Kagan Schott says, “You can still read the words ‘peanut butter’ on the jars.”

USS Oriskany [Hangar Bays]

Panama City, Florida

“The hangar bays are where all the action happened,” says technical diving instructor John ­Flanders of the ship that Sen. John McCain served on. This space is massive. Find the bays just below the flight deck at 145 feet. Inside, divers can see where the planes were tied down.

It’s one room that’s less about penetration than it is about depth. Says Captain Doug Hammock of H20 Below charters, which takes tec divers to the site, “The bays are wide open — keep in mind that the elevators are big enough for a jet to come through.”

What It Takes: A certification, such as PADI Tec 50 or greater, that allows you to dive to 180 feet.
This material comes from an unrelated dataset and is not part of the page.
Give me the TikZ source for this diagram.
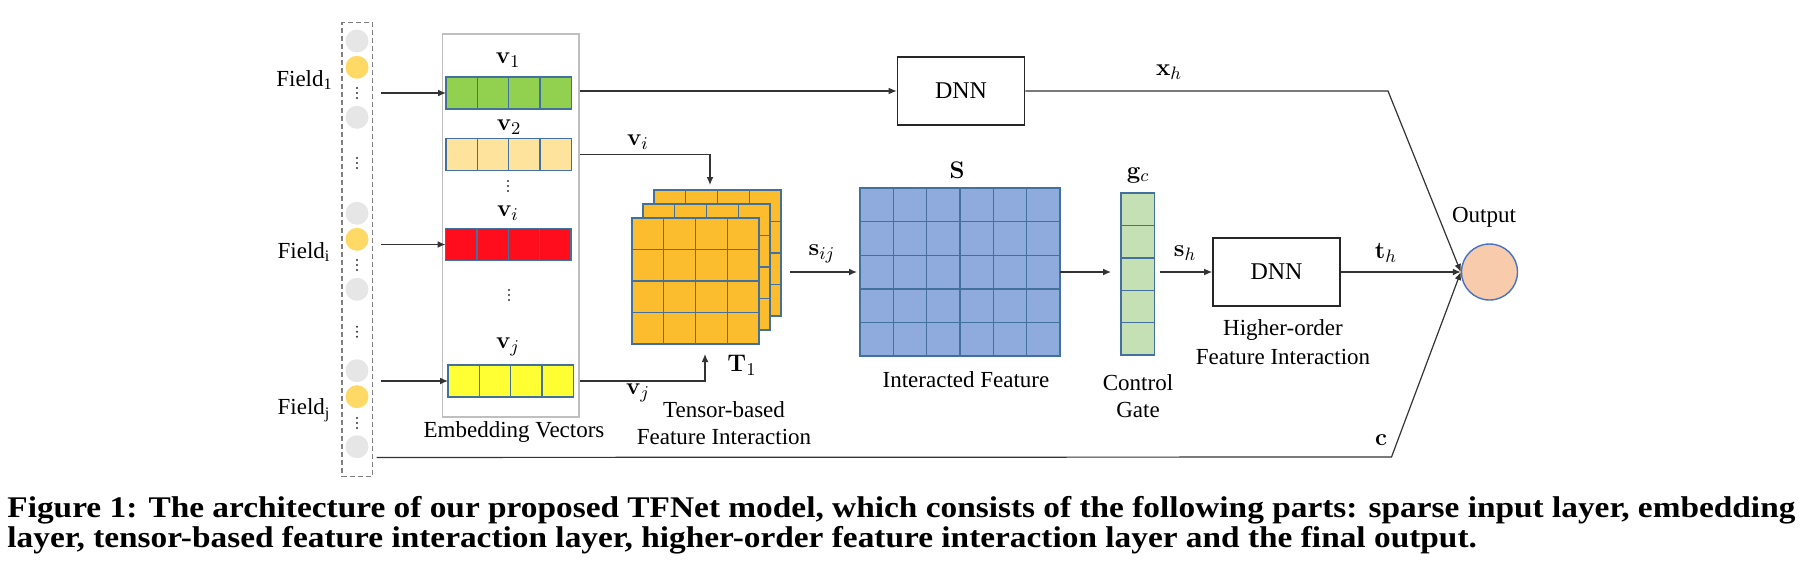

USNS General Hoyt S. Vandenberg [Engine Room]

Key West, Florida

“The engine room was the ­beating heart of the Vandy — you get a sense of the massive size and weight of the ship when you’re in that room,” says Joe Weatherby, senior project manager for ­Artificial Reefs International and project leader for sinking the ­524-foot missile-tracking ship.

Inside the engine room — which is six stories high and 100-plus-feet long — Weatherby says, “there’s light, but only enough to make the hair on the back of your neck stand up.”

What It Takes: Advanced nitrox or the equivalent, plus an intro to cave or wreck diving certification.